Output exactly the span of lines that begins at the line containing "Recreate this image" and ends at the line containing "from bokeh.resources import INLINE", both lines included.

——————

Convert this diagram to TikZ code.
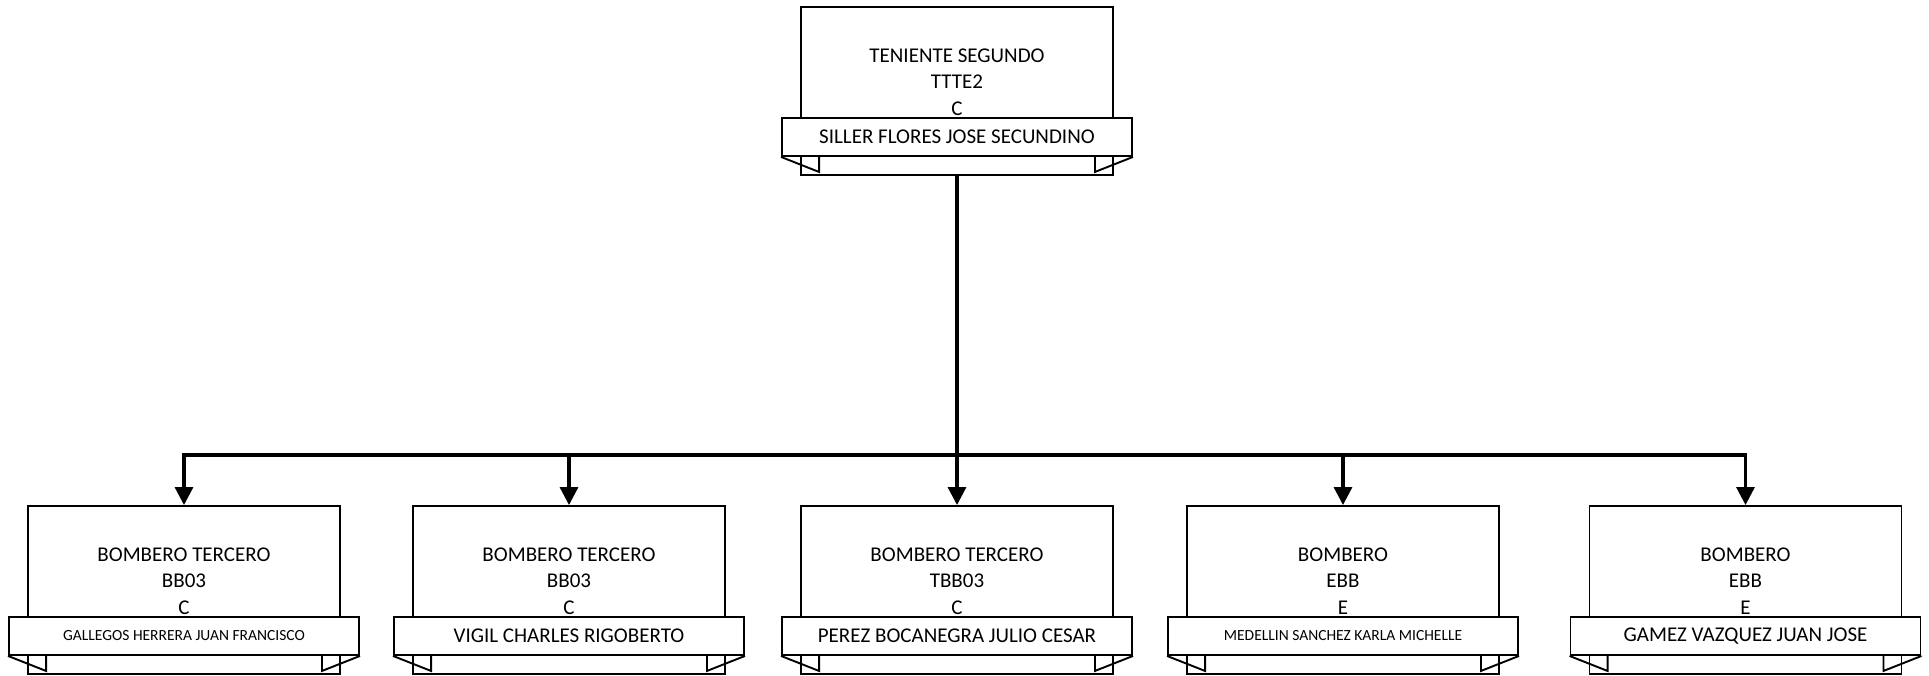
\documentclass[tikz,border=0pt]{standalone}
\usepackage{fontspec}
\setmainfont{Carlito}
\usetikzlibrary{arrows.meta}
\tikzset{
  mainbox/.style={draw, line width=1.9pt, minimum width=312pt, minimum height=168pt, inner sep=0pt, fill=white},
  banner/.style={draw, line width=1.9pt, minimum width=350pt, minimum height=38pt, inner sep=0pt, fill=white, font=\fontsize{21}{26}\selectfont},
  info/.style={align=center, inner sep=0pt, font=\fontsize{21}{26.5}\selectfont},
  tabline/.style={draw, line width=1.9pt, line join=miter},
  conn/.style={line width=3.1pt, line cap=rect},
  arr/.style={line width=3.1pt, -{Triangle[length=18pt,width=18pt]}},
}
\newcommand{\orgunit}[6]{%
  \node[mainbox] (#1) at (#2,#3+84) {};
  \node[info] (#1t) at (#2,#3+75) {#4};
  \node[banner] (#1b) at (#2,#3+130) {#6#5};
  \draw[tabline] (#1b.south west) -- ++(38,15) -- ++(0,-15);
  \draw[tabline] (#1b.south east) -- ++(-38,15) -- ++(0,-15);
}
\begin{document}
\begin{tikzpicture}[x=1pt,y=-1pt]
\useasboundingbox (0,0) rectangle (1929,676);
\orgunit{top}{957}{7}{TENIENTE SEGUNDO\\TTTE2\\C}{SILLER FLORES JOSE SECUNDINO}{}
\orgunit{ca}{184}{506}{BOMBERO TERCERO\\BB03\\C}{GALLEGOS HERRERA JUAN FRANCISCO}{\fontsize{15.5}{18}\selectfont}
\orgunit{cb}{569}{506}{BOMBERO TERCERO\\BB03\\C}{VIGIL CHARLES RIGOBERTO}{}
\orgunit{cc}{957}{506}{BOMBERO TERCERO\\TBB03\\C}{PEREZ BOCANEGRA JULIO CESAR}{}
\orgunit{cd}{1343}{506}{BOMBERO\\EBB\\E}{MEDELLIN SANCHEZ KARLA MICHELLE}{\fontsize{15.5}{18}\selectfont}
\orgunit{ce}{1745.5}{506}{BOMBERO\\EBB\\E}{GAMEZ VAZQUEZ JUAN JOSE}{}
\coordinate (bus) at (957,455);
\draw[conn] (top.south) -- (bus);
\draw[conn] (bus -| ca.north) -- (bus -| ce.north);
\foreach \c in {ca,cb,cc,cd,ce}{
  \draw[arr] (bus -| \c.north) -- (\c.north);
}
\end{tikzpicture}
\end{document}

——————

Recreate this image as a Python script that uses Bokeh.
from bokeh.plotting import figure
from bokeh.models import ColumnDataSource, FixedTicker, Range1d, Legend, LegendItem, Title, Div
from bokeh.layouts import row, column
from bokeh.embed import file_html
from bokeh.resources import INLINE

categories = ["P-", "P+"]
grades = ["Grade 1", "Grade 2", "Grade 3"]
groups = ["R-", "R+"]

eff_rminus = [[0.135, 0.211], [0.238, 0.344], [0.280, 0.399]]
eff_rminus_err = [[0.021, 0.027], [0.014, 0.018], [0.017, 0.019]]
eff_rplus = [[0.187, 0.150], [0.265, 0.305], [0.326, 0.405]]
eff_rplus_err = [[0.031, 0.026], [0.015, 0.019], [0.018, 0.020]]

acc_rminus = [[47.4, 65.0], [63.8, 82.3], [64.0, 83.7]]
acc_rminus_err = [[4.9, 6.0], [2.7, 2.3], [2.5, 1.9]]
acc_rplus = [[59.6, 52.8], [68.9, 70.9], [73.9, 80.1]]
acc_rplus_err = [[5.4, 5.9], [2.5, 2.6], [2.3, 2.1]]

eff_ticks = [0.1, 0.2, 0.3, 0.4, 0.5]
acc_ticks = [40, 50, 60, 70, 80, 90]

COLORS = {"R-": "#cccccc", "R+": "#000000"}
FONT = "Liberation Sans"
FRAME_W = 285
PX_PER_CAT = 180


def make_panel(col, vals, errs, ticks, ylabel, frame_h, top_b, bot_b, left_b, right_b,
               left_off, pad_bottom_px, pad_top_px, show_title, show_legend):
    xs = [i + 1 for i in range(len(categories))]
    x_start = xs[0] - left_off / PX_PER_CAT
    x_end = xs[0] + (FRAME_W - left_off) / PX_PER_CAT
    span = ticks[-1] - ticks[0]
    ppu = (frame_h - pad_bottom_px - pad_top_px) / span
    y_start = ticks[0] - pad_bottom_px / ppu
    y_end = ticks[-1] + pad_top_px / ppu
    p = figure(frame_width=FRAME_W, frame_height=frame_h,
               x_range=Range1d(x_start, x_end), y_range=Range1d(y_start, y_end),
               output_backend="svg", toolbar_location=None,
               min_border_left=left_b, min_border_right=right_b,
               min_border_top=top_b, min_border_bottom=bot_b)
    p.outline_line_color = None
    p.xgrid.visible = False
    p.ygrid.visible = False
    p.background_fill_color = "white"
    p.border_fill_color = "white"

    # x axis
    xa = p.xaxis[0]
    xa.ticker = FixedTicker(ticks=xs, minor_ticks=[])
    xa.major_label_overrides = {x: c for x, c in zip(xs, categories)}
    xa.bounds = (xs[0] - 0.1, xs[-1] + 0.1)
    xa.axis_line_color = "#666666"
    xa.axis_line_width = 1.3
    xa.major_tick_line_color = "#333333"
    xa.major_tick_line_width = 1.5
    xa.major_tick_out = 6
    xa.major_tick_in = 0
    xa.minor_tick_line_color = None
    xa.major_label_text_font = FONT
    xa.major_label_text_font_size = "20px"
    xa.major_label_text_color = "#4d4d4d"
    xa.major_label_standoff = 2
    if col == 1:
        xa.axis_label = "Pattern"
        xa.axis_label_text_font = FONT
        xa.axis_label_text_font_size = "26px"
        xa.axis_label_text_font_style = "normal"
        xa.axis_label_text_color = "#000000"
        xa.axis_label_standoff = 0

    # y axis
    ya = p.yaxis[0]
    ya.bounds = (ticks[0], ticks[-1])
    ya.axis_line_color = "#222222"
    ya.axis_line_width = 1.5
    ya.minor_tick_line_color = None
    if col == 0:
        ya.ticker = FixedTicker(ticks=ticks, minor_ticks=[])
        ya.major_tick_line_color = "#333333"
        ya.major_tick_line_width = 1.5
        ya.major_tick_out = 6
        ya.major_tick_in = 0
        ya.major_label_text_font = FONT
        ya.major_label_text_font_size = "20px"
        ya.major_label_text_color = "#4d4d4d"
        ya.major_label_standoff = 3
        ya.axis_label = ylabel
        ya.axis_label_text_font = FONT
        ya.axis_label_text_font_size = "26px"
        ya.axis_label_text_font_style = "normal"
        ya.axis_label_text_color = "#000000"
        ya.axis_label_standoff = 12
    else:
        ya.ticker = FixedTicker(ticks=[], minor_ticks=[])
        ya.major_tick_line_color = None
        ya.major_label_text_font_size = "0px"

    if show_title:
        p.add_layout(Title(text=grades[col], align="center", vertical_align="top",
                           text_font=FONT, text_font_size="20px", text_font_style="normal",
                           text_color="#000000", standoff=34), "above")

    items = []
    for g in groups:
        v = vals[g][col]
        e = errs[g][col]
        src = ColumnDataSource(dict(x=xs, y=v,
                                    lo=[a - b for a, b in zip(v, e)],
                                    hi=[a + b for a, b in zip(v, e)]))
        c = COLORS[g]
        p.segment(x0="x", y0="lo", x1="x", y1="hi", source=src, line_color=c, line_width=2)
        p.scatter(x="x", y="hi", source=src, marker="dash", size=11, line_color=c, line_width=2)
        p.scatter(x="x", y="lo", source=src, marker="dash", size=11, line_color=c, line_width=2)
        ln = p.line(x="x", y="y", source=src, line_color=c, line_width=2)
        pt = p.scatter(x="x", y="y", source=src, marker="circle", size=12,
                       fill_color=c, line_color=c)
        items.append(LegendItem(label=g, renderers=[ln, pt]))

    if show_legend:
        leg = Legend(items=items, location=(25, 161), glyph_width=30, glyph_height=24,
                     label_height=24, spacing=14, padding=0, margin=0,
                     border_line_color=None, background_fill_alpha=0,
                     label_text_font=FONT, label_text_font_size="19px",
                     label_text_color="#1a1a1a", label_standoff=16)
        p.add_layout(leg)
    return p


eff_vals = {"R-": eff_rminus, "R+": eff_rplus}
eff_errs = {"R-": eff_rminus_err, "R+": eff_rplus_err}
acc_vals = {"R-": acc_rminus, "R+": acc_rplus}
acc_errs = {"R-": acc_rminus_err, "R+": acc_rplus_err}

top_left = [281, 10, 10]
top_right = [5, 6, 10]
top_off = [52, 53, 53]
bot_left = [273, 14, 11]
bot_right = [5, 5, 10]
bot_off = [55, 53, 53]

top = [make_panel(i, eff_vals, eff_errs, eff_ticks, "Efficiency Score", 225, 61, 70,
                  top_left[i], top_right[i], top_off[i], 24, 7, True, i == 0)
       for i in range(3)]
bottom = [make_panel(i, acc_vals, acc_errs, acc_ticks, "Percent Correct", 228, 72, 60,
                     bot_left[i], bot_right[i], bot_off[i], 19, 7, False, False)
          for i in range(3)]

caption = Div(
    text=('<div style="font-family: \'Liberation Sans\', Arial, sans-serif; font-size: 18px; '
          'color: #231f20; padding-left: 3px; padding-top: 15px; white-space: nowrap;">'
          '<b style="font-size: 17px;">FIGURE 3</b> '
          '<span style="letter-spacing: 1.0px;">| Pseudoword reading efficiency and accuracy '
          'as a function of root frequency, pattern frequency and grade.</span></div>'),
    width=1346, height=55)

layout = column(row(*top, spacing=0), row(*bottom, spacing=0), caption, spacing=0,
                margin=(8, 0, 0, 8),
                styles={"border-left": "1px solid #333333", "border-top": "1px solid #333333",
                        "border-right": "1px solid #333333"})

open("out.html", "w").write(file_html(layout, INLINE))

——————

- [Response]:
Recreate this image as a Python script that uses Bokeh.
from bokeh.plotting import figure
from bokeh.models import ColumnDataSource, FixedTicker, Range1d, Legend, LegendItem, Title, Div
from bokeh.layouts import row, column
from bokeh.embed import file_html
from bokeh.resources import INLINE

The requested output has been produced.